Thermodynamics and Calorimetry - Key Terms

Vocabulary flashcards covering core thermodynamics and calorimetry concepts discussed in the lecture notes, including enthalpy, internal energy, PV work, calorimetry methods, and ideal gas relations.

Enthalpy (H)

A thermodynamic state function defined as H = U + PV; the heat content of a system, with ΔH representing heat added at constant pressure (under negligible non-PV work).

Internal energy (U)

The total energy contained in a system excluding PV-work; changes relate to heat and work via the first law.

PV work

Work associated with changing volume against pressure (W = ∫ P dV; for reversible processes, W ≈ PΔV for constant pressure).

Calorimetry

An experimental method to measure heat transfer by observing temperature changes in a calorimeter during a process.

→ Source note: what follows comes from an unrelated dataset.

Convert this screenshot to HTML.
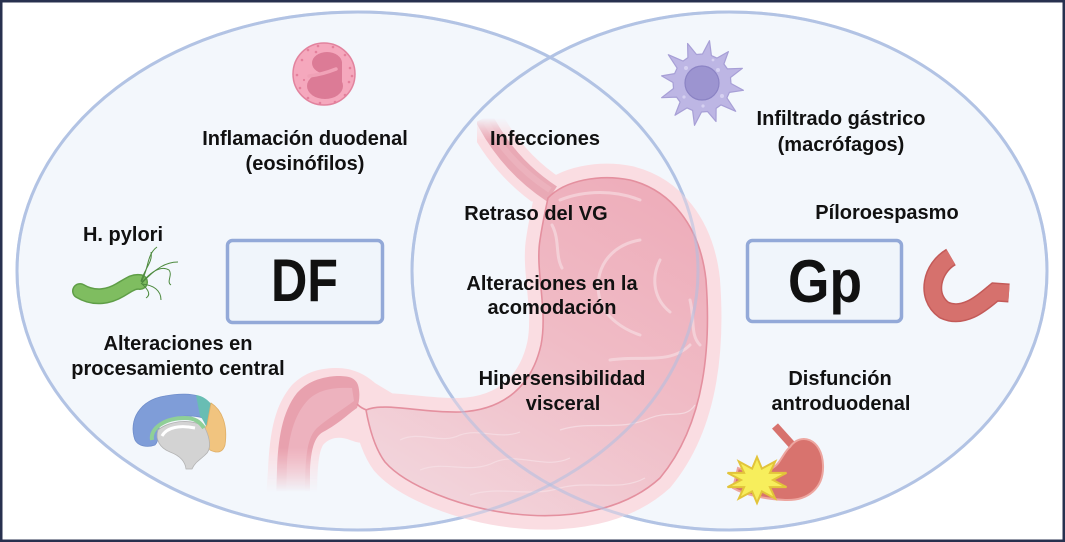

Calorimeter constant (C_cal)

A factor that relates heat exchanged to the observed temperature change: q = C_cal × ΔT.

Constant pressure process (q_p)

A process at constant pressure where the heat added equals the enthalpy change: ΔH = q_p.

Constant volume process (q_v)

A process at constant volume where the heat added equals the internal energy change: ΔU = q_v.

DSC (Differential Scanning Calorimetry)

A controlled calorimetry technique that measures heat flow to a sample as it is heated/cooled, to study transitions.

Heat capacity at constant pressure (C_p)

The amount of heat required to raise the temperature by 1 K at constant pressure; related by ΔH = C_p × ΔT (for constant pressure processes).

Heat capacity at constant volume (C_v)

The amount of heat required to raise the temperature by 1 K at constant volume; related by ΔU = C_v × ΔT.

Ideal gas law (PV = nRT)

State equation for ideal gases: pressure times volume equals number of moles times the gas constant times temperature.

Enthalpy for an ideal gas (H = U + nRT)

For an ideal gas, enthalpy equals internal energy plus PV, which simplifies to H = U + nRT.

Cp − Cv = R (ideal gas relation)

For an ideal gas, the difference between heat capacities at constant pressure and constant volume equals the gas constant R.

ΔH vs ΔU for gas-phase reactions (ΔH = ΔU + Δ(n_gas)RT)

In reactions involving gases, the difference between enthalpy and internal energy changes arises from changes in the number of gas moles.